1) Eight had joined the 8th Royal Berkshire in Aldermaston and crossed to France at the beginning of August 1915. A reorganisation of the Army meant they were fitted into 1st Brigade of 1st Division, an elite. After only days in the line, they attacked, alongside their more experienced comrades at the Battle of Loos, 100 years ago this morning. Despite enemy machine gun fire, incredibly they captured 3 lines of German trenches and almost a 4th before being forced to halt. Days later the remnants attacked again, and were mown down by machine-gun fire. The battalion lost 250 men killed at Loos and three times this number wounded – effectively all of them. Only one of the eight men who died on this day 100 year ago has a known grave.

2) Captain Francis Mount was killed possibly as a result of a tragic error in his first major attack. The Commanding Officer of the 7th Norfolks had just witnessed the destruction of his own battalion at Loos, and convinced his men must have at least taken the German front line; he called for assistance from his opposite number in the 5th Royal Berkshire. ‘A’ company was then despatched ‘over the top’ to a ‘friendly’ trench. Captain Mount led his platoon across No-Man’s Land only for them to be shot down by machine-gun fire from the enemy held trench – His body was never identified.

3) Ptes Hubert Iremonger and John Kersley born in Aldermaston, emigrated to Canada before the war. Both joined the Canadian Army and were killed in France. Hubert Iremonger died of a shrapnel wound to his head on a quiet day standing in the front line trench when only weeks later he would have been issued with a ‘tin hat’ that might have saved his life. John Kersley fought through many major Canadian actions including Vimy Ridge in 1917. He lost his life the day following his battalion’s capture of the village of Passchendaele – a victim to an air raid miles behind the lines.

4) Pte Roland Abbott was killed on the morning of 1st July 1916 at the start of the Battle of the Somme. He would never know his regiment’s story would become one of the most famous from that awful day. Their little ‘Devonshire cemetery’, in which Roland Abbott is buried, is visited by many thousands of people each year.

My folders contain similar information for each and every one of these men – Their military records, battalion war diary entries, contemporary and modern maps and photographs to show where these events took place as well other details. Each file concludes with the photograph of the soldier’s gravestone or his name on a Memorial to the Missing.

Please follow this link to see the 44 biographies: The Fallen of WW1

Their names and stories now recovered, these soldiers have now come home…

…Thank-you.

Our thanks to David Whithorn

David Whithorn presented the documentation on each of the 44 men for the commemoration of the 100th anniversary of the armistice on 11th November 2018. We are grateful that David has given permission to reproduce their stories on this website.

David’s Worksheet

Below is a link to a PDF of David’s Worksheet that summarises the details of the 44 men of Aldermaston.

Downloads

Comments about this page

  • Apologies, I have now found two Arthur Tulls on CWGC, so Arthur Dick Tull is not the one who lived at The Slade, Bucklebury. I do have a birth for Arthur Dick Tull in 1881 registered at Kingsclere, so he would be 34 when he died in 1915. But no trace as yet on the census.
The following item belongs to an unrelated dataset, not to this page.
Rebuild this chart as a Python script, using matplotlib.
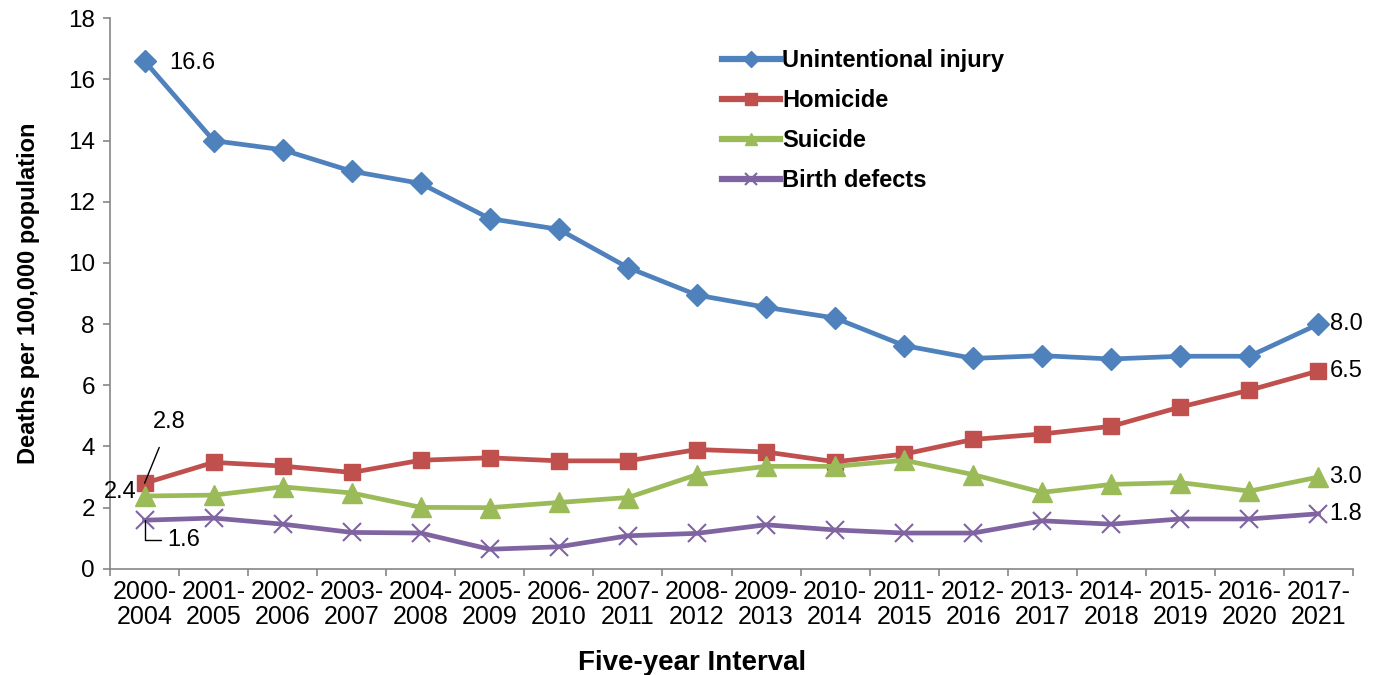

    By Sue Ellis (02/10/2019)
  • I have traced Arthur Dick Tull, mentioned on your Centenary War Memorial, as I came across him while looking for WW1 soldiers at Thatcham and Midgham. He was born in Bucklebury in 1886, son of George and Lucy, and lived at The Slade, Bucklebury (census 1891, 1901), by 1911 he was living at The Bothy, Aldermaston. Confusingly he is listed as born at Tadley, but there is no Arthur Tull registered in Hants for that period.